Foreign minister Ahmet Davutoglu did not specify what those measures might be, saying it was the responsibility of the UN Security Council to address the matter.
However, Russia and China have blocked action at the United Nations against Syrian president Bashar Assad, and Turkey and its allies are frustrated over the lack of international consensus on the Syrian crackdown.
Saudi Arabia and Qatar want to arm Syrian rebels, but Turkey and the United States have so far resisted the idea amid doubts over the composition of scattered opposition forces and fears that an influx of weapons into Syria could escalate the conflict.
Turkey, which shares a long border with Syria, is making contingency plans for a buffer zone in Syria if refugee flows become overwhelming.
Mr Davutoglu said there was a danger that Syria might try to use Mr Annan's plan as a way to buy time, promising to stop its attacks on the opposition, which includes rebel groups, but actually continuing with repression even though it agreed to the envoy's proposals.
"We support this initiative.
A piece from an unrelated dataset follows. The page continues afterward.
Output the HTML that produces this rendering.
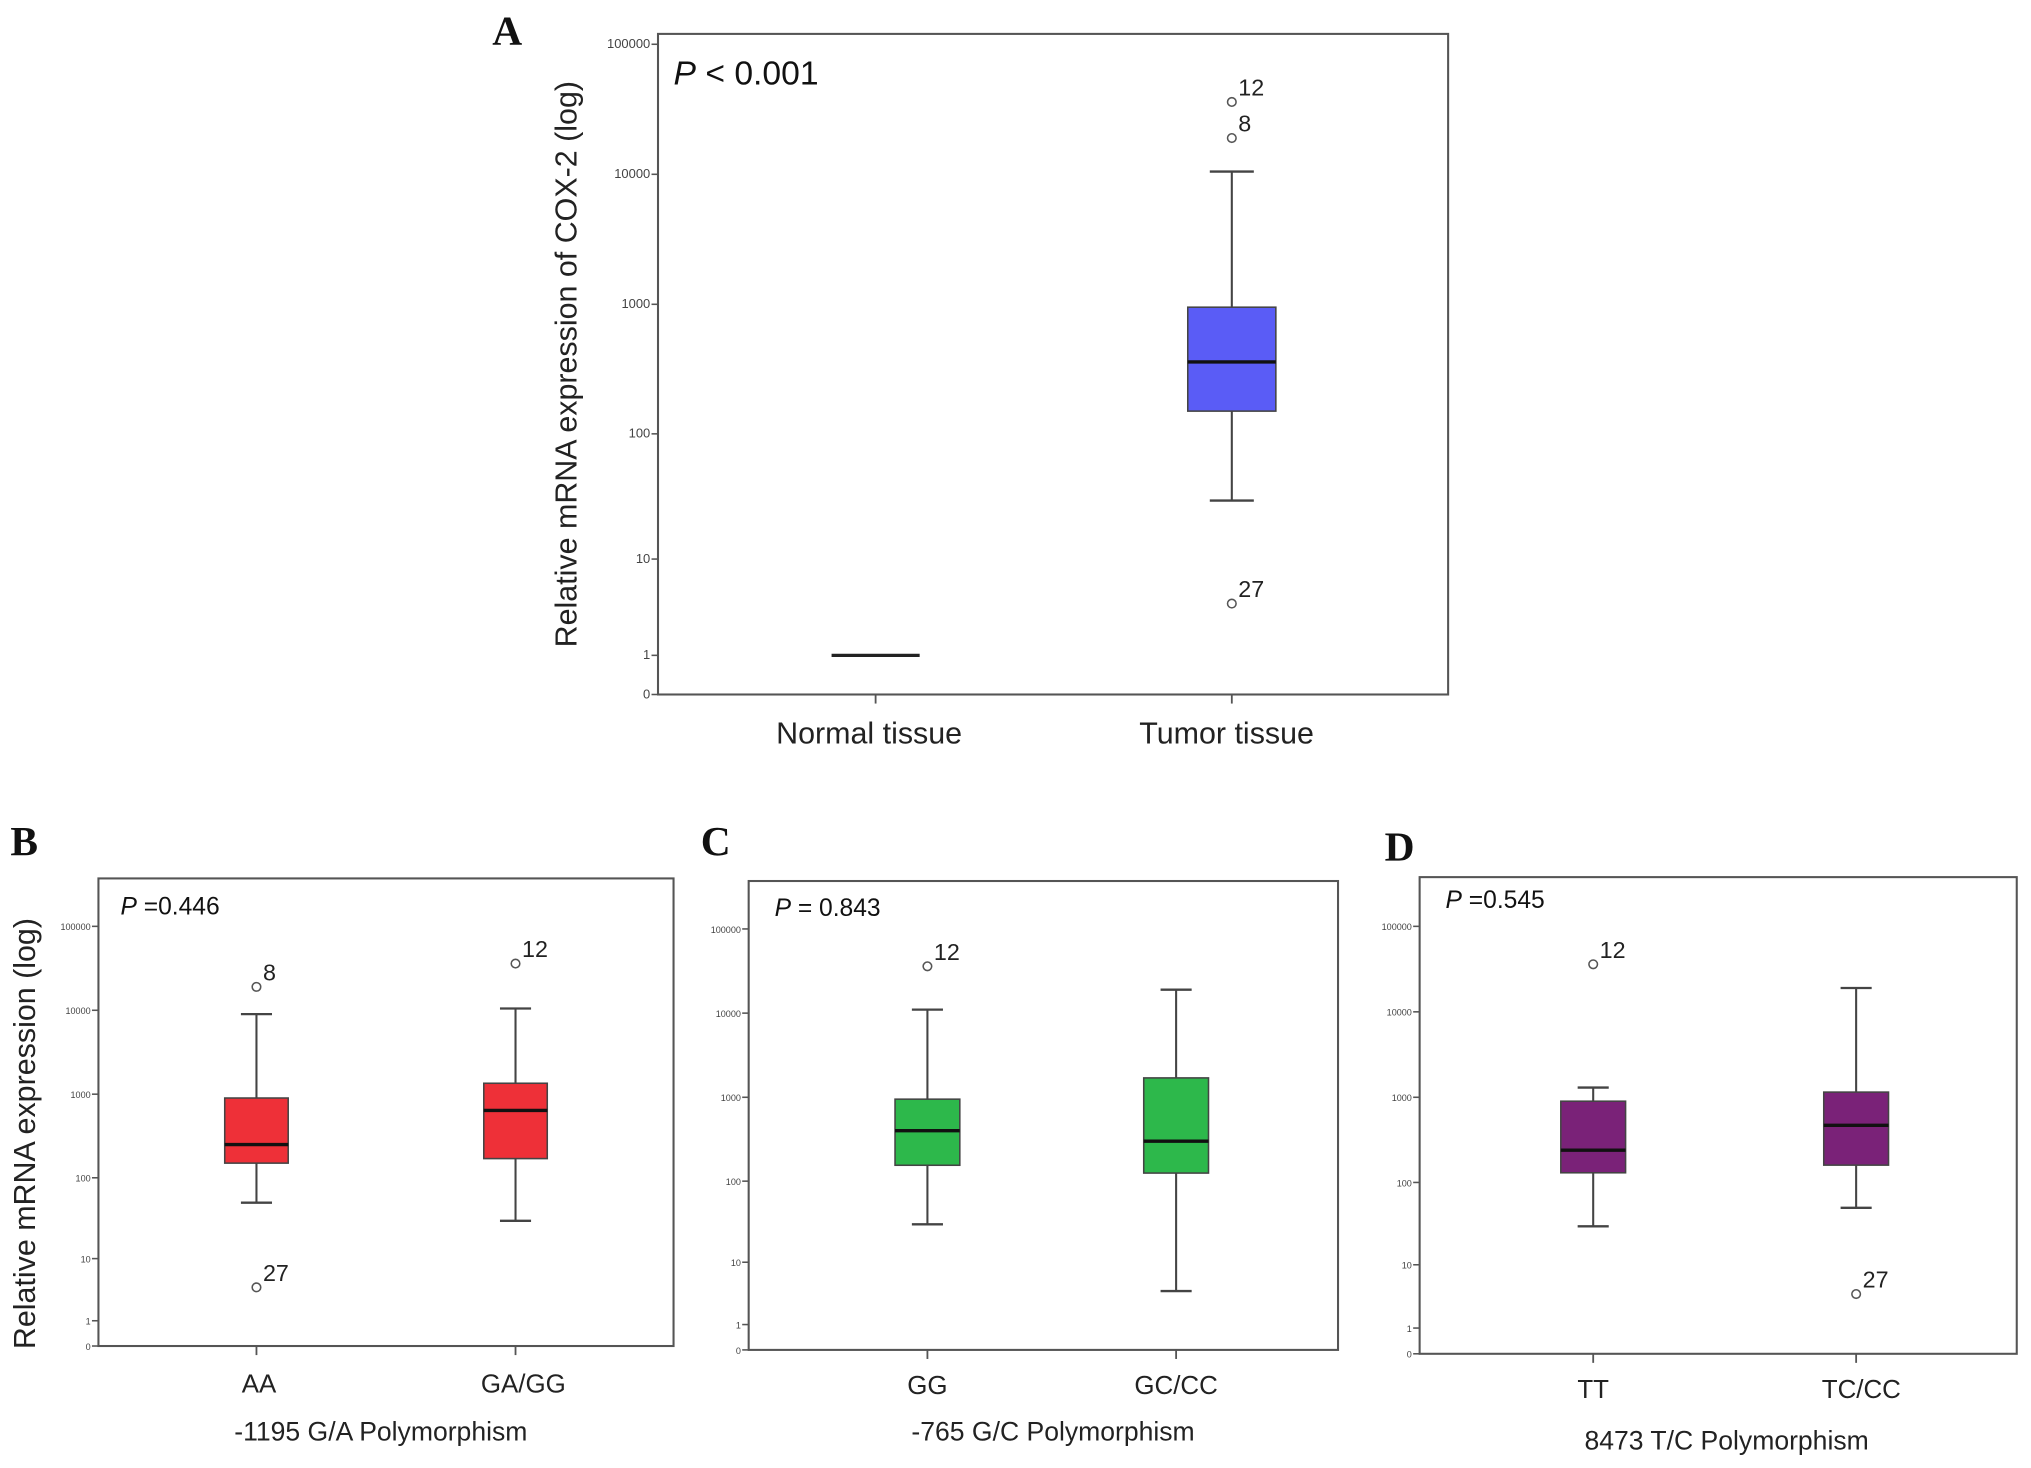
<!DOCTYPE html>
<html><head><meta charset="utf-8"><style>
html,body{margin:0;padding:0;background:#fff;}
svg{display:block;font-family:"Liberation Sans",Arial,sans-serif;}
</style></head><body>
<svg id="fig" width="2031" height="1468" viewBox="0 0 1568 1133" xmlns="http://www.w3.org/2000/svg"></svg>
<script>
// ---- data ----
const tickValues = [0, 1, 10, 100, 1000, 10000, 100000];
const tickLabels = ["0", "1", "10", "100", "1000", "10000", "100000"];

const catsA = ["Normal tissue", "Tumor tissue"];
const q1A = [1, 150];
const medA = [1, 360];
const q3A = [1, 950];
const lowA = [1, 30];
const highA = [1, 10500];
const outA = [[], [36000, 19000, 4]];
const outLabA = [[], ["12", "8", "27"]];

const catsB = ["AA", "GA/GG"];
const q1B = [150, 170];
const medB = [250, 640];
const q3B = [900, 1350];
const lowB = [50, 30];
const highB = [9000, 10500];
const outB = [[19000, 4], [36000]];
const outLabB = [["8", "27"], ["12"]];

const catsC = ["GG", "GC/CC"];
const q1C = [155, 125];
const medC = [400, 300];
const q3C = [950, 1700];
const lowC = [30, 4];
const highC = [11000, 19000];
const outC = [[36000], []];
const outLabC = [["12"], []];

const catsD = ["TT", "TC/CC"];
const q1D = [130, 160];
const medD = [240, 470];
const q3D = [900, 1150];
const lowD = [30, 50];
const highD = [1300, 19000];
const outD = [[36000], [4]];
const outLabD = [["12"], ["27"]];

// ---- drawing ----
const NS = "http://www.w3.org/2000/svg";
const svg = document.getElementById("fig");
function mk(tag, attrs, parent, text) {
  const e = document.createElementNS(NS, tag);
  for (const k in attrs) e.setAttribute(k, attrs[k]);
  if (text !== undefined) e.textContent = text;
  (parent || svg).appendChild(e);
  return e;
}

function panel(cfg) {
  const g = mk("g", {});
  
  
  const y = v => cfg.base - cfg.scale * Math.log10(v + 1);
  const x = i => cfg.catX[i];
  const frame = mk("rect", {x: cfg.x0, y: cfg.y0, width: cfg.x1 - cfg.x0, height: cfg.base - cfg.y0, fill: "none", stroke: "#555", "stroke-width": 1.6}, g);
  
  
  tickValues.forEach((v, i) => {
    const yy = y(v);
    const t = mk("line", {x1: cfg.x0 - 5, x2: cfg.x0, y1: yy, y2: yy, stroke: "#555", "stroke-width": 1.2}, g);
    
    
    const l = mk("text", {x: cfg.x0 - 6, y: yy + 3, "font-size": cfg.tickFont, "text-anchor": "end", fill: "#444"}, g, tickLabels[i]);
    
    
  });
  cfg.cats.forEach((c, i) => {
    const cx = x(i);
    const tk = mk("line", {x1: cx, x2: cx, y1: cfg.base, y2: cfg.base + 7, stroke: "#555", "stroke-width": 1.4}, g);
    
    
    const cl = mk("text", {x: cx + (cfg.labDx ? cfg.labDx[i] : 0), y: cfg.catLabY, "font-size": cfg.catFont, "text-anchor": "middle", fill: "#222"}, g, c);
    
    
    const hw = cfg.boxW / 2, ww = cfg.whW / 2;
    if (cfg.q3[i] === cfg.q1[i]) {
      const f = mk("line", {x1: cx - hw, x2: cx + hw, y1: y(cfg.med[i]), y2: y(cfg.med[i]), stroke: "#222", "stroke-width": 2.5}, g);
      
      
      return;
    }
    const w1 = mk("line", {x1: cx, x2: cx, y1: y(cfg.high[i]), y2: y(cfg.q3[i]), stroke: "#444", "stroke-width": 1.6}, g);
    
    
    const w2 = mk("line", {x1: cx, x2: cx, y1: y(cfg.q1[i]), y2: y(cfg.low[i]), stroke: "#444", "stroke-width": 1.6}, g);
    
    
    [cfg.high[i], cfg.low[i]].forEach(v => {
      const cap = mk("line", {x1: cx - ww, x2: cx + ww, y1: y(v), y2: y(v), stroke: "#444", "stroke-width": 1.8}, g);
      
      
    });
    const b = mk("rect", {x: cx - hw, y: y(cfg.q3[i]), width: cfg.boxW, height: y(cfg.q1[i]) - y(cfg.q3[i]), fill: cfg.color, stroke: "#444", "stroke-width": 1.2}, g);
    
    
    const m = mk("line", {x1: cx - hw, x2: cx + hw, y1: y(cfg.med[i]), y2: y(cfg.med[i]), stroke: "#111", "stroke-width": 2.6}, g);
    
    
    cfg.out[i].forEach((v, j) => {
      const o = mk("circle", {cx: cx, cy: y(v), r: 3.3, fill: "#fff", stroke: "#555", "stroke-width": 1.2}, g);
      
      
      const ol = mk("text", {x: cx + 5, y: y(v) - 5, "font-size": cfg.outFont, fill: "#222"}, g, cfg.outLab[i][j]);
      
      
    });
  });
  const p = mk("text", {x: cfg.pX, y: cfg.pY, "font-size": cfg.pFont, fill: "#111"}, g);
  
  
  mk("tspan", {"font-style": "italic"}, p, "P");
  mk("tspan", {}, p, cfg.pText);
  const L = mk("text", {x: cfg.letX, y: cfg.letY, "font-size": 32, "font-weight": "bold", "font-family": "Liberation Serif, serif", fill: "#111"}, g, cfg.letter);
  
  
  if (cfg.yTitle) {
    const yt = mk("text", {x: 0, y: 0, transform: `translate(${cfg.yTitleX},${cfg.yTitleY}) rotate(-90)`, "font-size": cfg.yTitleFont, "text-anchor": "middle", fill: "#222"}, g, cfg.yTitle);
    
    
  }
  if (cfg.xTitle) {
    const xt = mk("text", {x: cfg.xTitleX, y: cfg.xTitleY, "font-size": 20.5, "text-anchor": "middle", fill: "#222"}, g, cfg.xTitle);
    
    
  }
}

panel({name: "panel-a", letter: "A", letX: 380, letY: 34, x0: 508, x1: 1118, y0: 26, base: 536, scale: 100.4,
  catX: [676, 951], cats: catsA, q1: q1A, med: medA, q3: q3A, low: lowA, high: highA, out: outA, outLab: outLabA,
  color: "#5a5cf6", boxW: 68, whW: 34, tickFont: 10, catFont: 23.5, catLabY: 574, labDx: [-5, -4], outFont: 18,
  pX: 520, pY: 65, pFont: 26, pText: " < 0.001",
  yTitle: "Relative mRNA expression of COX-2 (log)", yTitleX: 445, yTitleY: 281, yTitleFont: 23.5});

panel({name: "panel-b", letter: "B", letX: 8, letY: 660, x0: 76, x1: 520, y0: 678, base: 1039, scale: 64.8,
  catX: [198, 398], cats: catsB, q1: q1B, med: medB, q3: q3B, low: lowB, high: highB, out: outB, outLab: outLabB,
  color: "#ee3038", boxW: 49, whW: 24, tickFont: 7, catFont: 20, catLabY: 1075, labDx: [2, 6], outFont: 18,
  pX: 93, pY: 706, pFont: 19, pText: " =0.446",
  yTitle: "Relative mRNA expression (log)", yTitleX: 27, yTitleY: 875, yTitleFont: 23.5,
  xTitle: "-1195 G/A Polymorphism", xTitleX: 294, xTitleY: 1112});

panel({name: "panel-c", letter: "C", letX: 541, letY: 660, x0: 578, x1: 1033, y0: 680, base: 1042, scale: 65,
  catX: [716, 908], cats: catsC, q1: q1C, med: medC, q3: q3C, low: lowC, high: highC, out: outC, outLab: outLabC,
  color: "#2db84b", boxW: 50, whW: 24, tickFont: 7, catFont: 20, catLabY: 1076, outFont: 18,
  pX: 598, pY: 707, pFont: 19, pText: " = 0.843",
  xTitle: "-765 G/C Polymorphism", xTitleX: 813, xTitleY: 1112});

panel({name: "panel-d", letter: "D", letX: 1069, letY: 664, x0: 1096, x1: 1557, y0: 677, base: 1045, scale: 66,
  catX: [1230, 1433], cats: catsD, q1: q1D, med: medD, q3: q3D, low: lowD, high: highD, out: outD, outLab: outLabD,
  color: "#7a2278", boxW: 50, whW: 24, tickFont: 7, catFont: 20, catLabY: 1079, labDx: [0, 4], outFont: 18,
  pX: 1116, pY: 701, pFont: 19, pText: " =0.545",
  xTitle: "8473 T/C Polymorphism", xTitleX: 1333, xTitleY: 1119});
</script>
</body></html>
At the same time, we know from the previous experiences that if the regime perceives that there is a new time being given to them because of this initiative, they continue to oppress more and to do more killing," he said.
Mr Annan's plan calls for an immediate, two-hour halt in fighting every day to allow humanitarian access and medical evacuations. The plan also outlines a complete cease-fire, but that will take more time because Syria must first move troops and equipment out of cities and towns. But clashes and protests broke out across many parts of Syria in a sign of how hard it will be for the plan to take hold.
Mr Davutoglu, whose government has said Mr Assad should resign, described Mr Annan's plan as the beginning of a process. The six-point deal also calls for an inclusive, Syrian-led political process to address the concerns of citizens.
"That's the minimum - what the regime must do and must do urgently without any delay," he said. "If that delay continues and people are being killed every day, more and more casualties being in the news, of course the hope for the Annan plan will be lost."